Importance: Long-term cumulative systolic blood pressure (SBP) is significantly associated with increased rates of atherosclerotic cardiovascular disease (ASCVD) development independent of single SBP levels. However, published ASCVD risk prediction algorithms only include currently measured SBP.
Objective: To determine whether including long-term (5- and 10-year) cumulative SBP in risk equations improves the predictive ability compared with single SBP measurements.

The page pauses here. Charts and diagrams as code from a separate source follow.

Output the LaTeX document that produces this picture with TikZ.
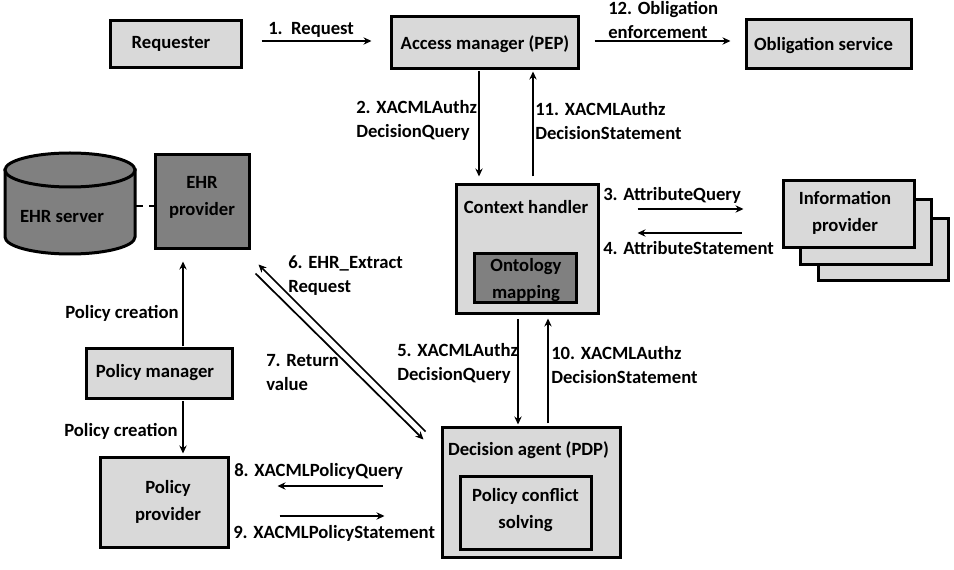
\documentclass[tikz,border=0pt]{standalone}
\usepackage{fontspec}
\setmainfont{Carlito}
\usetikzlibrary{arrows.meta}
\tikzset{
	x=0.75pt, y=-0.75pt,
	box/.style 2 args={draw=black, line width=2.25pt, fill=black!15, inner sep=0pt, minimum width=#1*0.75pt, minimum height=#2*0.75pt},
	darkbox/.style 2 args={box={#1}{#2}, fill=black!50},
	txt/.style={inner sep=0pt, yshift=-1pt, align=center, font=\fontsize{14}{20.25}\selectfont\bfseries},
	lbl/.style={txt, anchor=west, align=left, font=\fontsize{14}{18}\selectfont\bfseries},
	arw/.style={-{Stealth[length=6pt,width=5.5pt]}, line width=1.3pt},
}
\begin{document}
\begin{tikzpicture}
		%%%%% START %%%%%
		\useasboundingbox (0, 0) rectangle (954, 570);
		
		\node[box={131}{47}] (req) at (175.5, 44.5) {};
		\node[box={187}{52}] (pep) at (484.5, 43) {};
		\node[box={165}{49}] (obl) at (828.5, 44.5) {};
		\node[txt] (reqtxt) at (171, 43) {Requester};
		\node[txt] (peptxt) at (485, 43) {Access manager (PEP)};
		\node[txt] (obltxt) at (823.5, 44) {Obligation service};
		
		\draw[line width=2.25pt, fill=black!50] (5, 170) -- (5, 237) arc[start angle=180, end angle=0, x radius=65, y radius=17] -- (135, 170) -- cycle;
		\draw[line width=2.25pt, fill=black!50] (70, 170) ellipse (65 and 17);
		\coordinate (srv) at (135, 206);
		\node[txt] (srvtxt) at (62, 215) {EHR server};
		\node[darkbox={94}{94}] (ehr) at (202, 202) {};
		\node[txt] (ehrtxt) at (202, 196.5) {EHR\\provider};
		
		\node[box={142}{129}] (ctx) at (527, 249.5) {};
		\node[txt] (ctxtxt) at (526, 205.5) {Context handler};
		\node[darkbox={102}{49}] (ont) at (525, 278.5) {};
		\node[txt] (onttxt) at (526, 278.5) {Ontology\\mapping};
		
		\node[box={130}{62}] (infoc) at (883, 250) {};
		\node[box={131}{65}] (infob) at (865.5, 232.5) {};
		\node[box={131}{67}] (info) at (848.5, 214.5) {};
		\node[txt] (infotxt) at (845, 211.5) {Information\\provider};
		
		\node[box={146}{50}] (pm) at (159, 374) {};
		\node[txt] (pmtxt) at (155, 371) {Policy manager};
		\node[box={128}{89}] (pp) at (164, 502.5) {};
		\node[txt] (pptxt) at (168, 500.5) {Policy\\provider};
		
		\node[box={178}{129}] (pdp) at (531, 492.5) {};
		\node[txt] (pdptxt) at (528.5, 449) {Decision agent (PDP)};
		\node[box={131}{73}] (pcs) at (525.5, 512.5) {};
		\node[txt] (pcstxt) at (525.5, 508.5) {Policy conflict\\solving};
		
		\draw[line width=1.5pt, dash pattern=on 6pt off 4.5pt] (srv) -- ([shift={(0, 4)}]ehr.west);
		
		\draw[arw] ([shift={(19, -3.5)}]req.east) -- ([shift={(-18, -2)}]pep.west);
		\draw[arw] ([shift={(15, -2)}]pep.east) -- ([shift={(-14, -3.5)}]obl.west);
		\draw[arw] ([shift={(-5.5, 1)}]pep.south) -- ([shift={(-48, -7)}]ctx.north);
		\draw[arw] ([shift={(6, -7)}]ctx.north) -- ([shift={(48.5, 1)}]pep.south);
		\draw[arw] ([shift={(38, -40.5)}]ctx.east) -- ([shift={(-38, -5.5)}]info.west);
		\draw[arw] ([shift={(-40, 18.5)}]info.west) -- ([shift={(38, -16.5)}]ctx.east);
		\draw[arw] ([shift={(-9, 4)}]ctx.south) -- ([shift={(-13, -2)}]pdp.north);
		\draw[arw] ([shift={(17, -3)}]pdp.north) -- ([shift={(21, 3)}]ctx.south);
		\draw[arw] ([shift={(-15, 5)}]pdp.north west) -- ([shift={(8, 14)}]ehr.south east);
		\draw[arw] ([shift={(5, 23)}]ehr.south east) -- ([shift={(-17, 13)}]pdp.north west);
		\draw[arw] ([shift={(24, -1)}]pm.north) -- ([shift={(-19, 11)}]ehr.south);
		\draw[arw] ([shift={(24, 1)}]pm.south) -- ([shift={(19, -3)}]pp.north);
		\draw[arw] ([shift={(-58, -6.5)}]pdp.west) -- ([shift={(48, -16.5)}]pp.east);
		\draw[arw] ([shift={(50, 13.5)}]pp.east) -- ([shift={(-56, 23.5)}]pdp.west);
		
		\node[lbl] (l1) at (268, 29) {1.\ \ Request};
		\node[lbl] (l12) at (608, 19) {12. Obligation\\enforcement};
		\node[lbl] (l2) at (356, 119) {2. XACMLAuthz\\DecisionQuery};
		\node[lbl] (l11) at (535, 120) {11. XACMLAuthz\\DecisionStatement};
		\node[lbl] (l3) at (603, 194.5) {3. AttributeQuery};
		\node[lbl] (l4) at (603, 246.5) {4. AttributeStatement};
		\node[lbl] (l5) at (397, 362.5) {5. XACMLAuthz\\DecisionQuery};
		\node[lbl] (l10) at (551, 363.5) {10. XACMLAuthz\\DecisionStatement};
		\node[lbl] (l6) at (288, 274) {6. EHR\_Extract\\Request};
		\node[lbl] (l7) at (266, 371) {7. Return\\value};
		\node[lbl] (l8) at (234, 470) {8. XACMLPolicyQuery};
		\node[lbl] (l9) at (233, 532) {9. XACMLPolicyStatement};
		\node[lbl] (pc1) at (65, 312) {Policy creation};
		\node[lbl] (pc2) at (64, 430) {Policy creation};
		
		%%%%% END %%%%%
	\end{tikzpicture}
\end{document}
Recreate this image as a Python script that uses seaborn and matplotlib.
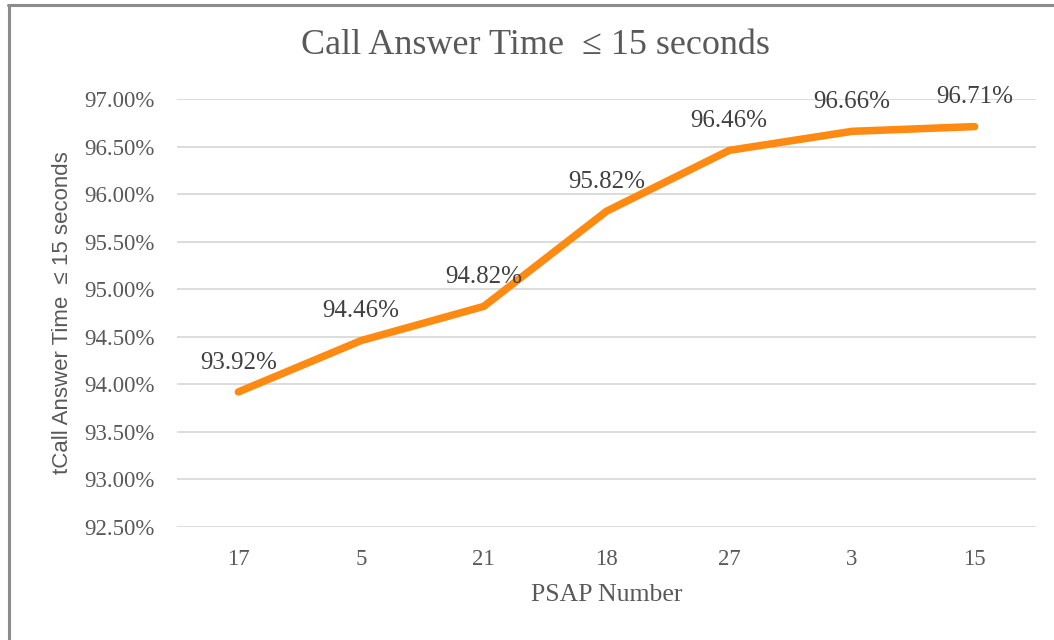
import pandas as pd
import seaborn as sns
import matplotlib.pyplot as plt
from matplotlib.lines import Line2D
from matplotlib.ticker import FuncFormatter

psap = ['17', '5', '21', '18', '27', '3', '15']
answer_pct = [93.92, 94.46, 94.82, 95.82, 96.46, 96.66, 96.71]
y_ticks = [92.5, 93.0, 93.5, 94.0, 94.5, 95.0, 95.5, 96.0, 96.5, 97.0]

sns.set_theme(style='white')
plt.rcParams['font.family'] = ['Liberation Serif', 'DejaVu Serif']

df = pd.DataFrame({'PSAP Number': psap, 'pct': answer_pct})

fig = plt.figure(figsize=(10.54, 6.4), dpi=100)
ax = fig.add_axes([177 / 1054, 1 - 527 / 640, (1036 - 177) / 1054, (527 - 99) / 640])

sns.lineplot(data=df, x='PSAP Number', y='pct', sort=False, ax=ax,
             color='#FF8A12', linewidth=5.4, solid_capstyle='round')

ax.set_xlim(-0.5, 6.5)
ax.set_ylim(92.5, 97.0)
ax.set_yticks(y_ticks)
ax.yaxis.set_major_formatter(FuncFormatter(lambda v, p: f'{v:.2f}%'))
ax.grid(axis='y', color='#d9d9d9', linewidth=1.3)
ax.set_axisbelow(True)
for s in ax.spines.values():
    s.set_visible(False)
ax.tick_params(axis='both', length=0, labelsize=16.5, labelcolor='#595959')
ax.tick_params(axis='y', pad=16)
ax.tick_params(axis='x', pad=16)

ax.set_xlabel('PSAP Number', fontsize=18.5, color='#595959', labelpad=10)
ax.set_ylabel('tCall Answer Time  ≤ 15 seconds', fontsize=16, color='#595959',
              family=['Liberation Sans', 'DejaVu Sans'], labelpad=8)

for i, v in enumerate(answer_pct):
    ax.annotate(f'{v:.2f}%', (i, v), xytext=(0, 21), textcoords='offset points',
                ha='center', va='center', fontsize=18, color='#404040')

fig.text(535 / 1054, 1 - 45 / 640, 'Call Answer Time  ≤ 15 seconds',
         ha='center', va='center', fontsize=26, color='#595959')

# outer frame (left and top edges visible)
fig.add_artist(Line2D([9 / 1054, 9 / 1054], [0, 1 - 5 / 640], transform=fig.transFigure,
                      color='#8c8c8c', linewidth=2.2))
fig.add_artist(Line2D([8 / 1054, 1], [1 - 5 / 640, 1 - 5 / 640], transform=fig.transFigure,
                      color='#8c8c8c', linewidth=2.2))

fig.savefig('out.png', dpi=100)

Design, setting, and participants: Adults aged 45 to 65 years at the time of risk estimation with at least 20 years of follow-up (5 and 10 years prior to risk estimation and 10 years of event follow-up). The Lifetime Risk Pooling Project included data from the following cohorts: Coronary Artery Risk Development in Young Adults Study, Atherosclerosis Risk in Communities Study, and Framingham Heart Study (both the original and offspring).
Exposures: Ten-year ASCVD risk, calculated using the approach of the 2013 American College of Cardiology/American Heart Association 10-year ASCVD risk equations, first with current SBP and then substituting 5- and 10-year cumulative SBP levels.
Main outcomes and measures: Incident ASCVD events that occurred over 10 years of follow-up, compared with the predicted risks, using the C statistic, net reclassification index at event rate, and the integrated discrimination index.
Results: This study included 11 767 participants with a mean (SD) age of 59.1 (4.7) years at risk estimation. A total of 6873 participants (58%) were women, and 1499 (13%) were African American. In the 10 years of follow-up from risk estimation, 1887 participants (16%) had an ASCVD event. There were no significant improvements in the C statistic when including 5- or 10-year cumulative SBP. However, the addition of cumulative SBP resulted in significant improvements in the net reclassification index at event rate (10-year net reclassification index for men, 0.04 [95% CI, 0.02-0.06]; 10-year net reclassification index for women, 0.03 [95% CI, 0.01-0.06]) and the relative integrated discrimination index (10-year relative integrated discrimination index for men, 0.12; 10-year relative integrated discrimination index for women, 0.10).
Conclusions and relevance: Using long-term measures of cumulative blood pressure, instead of single measurements, can modestly improve the ability of cardiovascular disease risk prediction models to correctly classify individuals in terms of their risk for cardiovascular disease.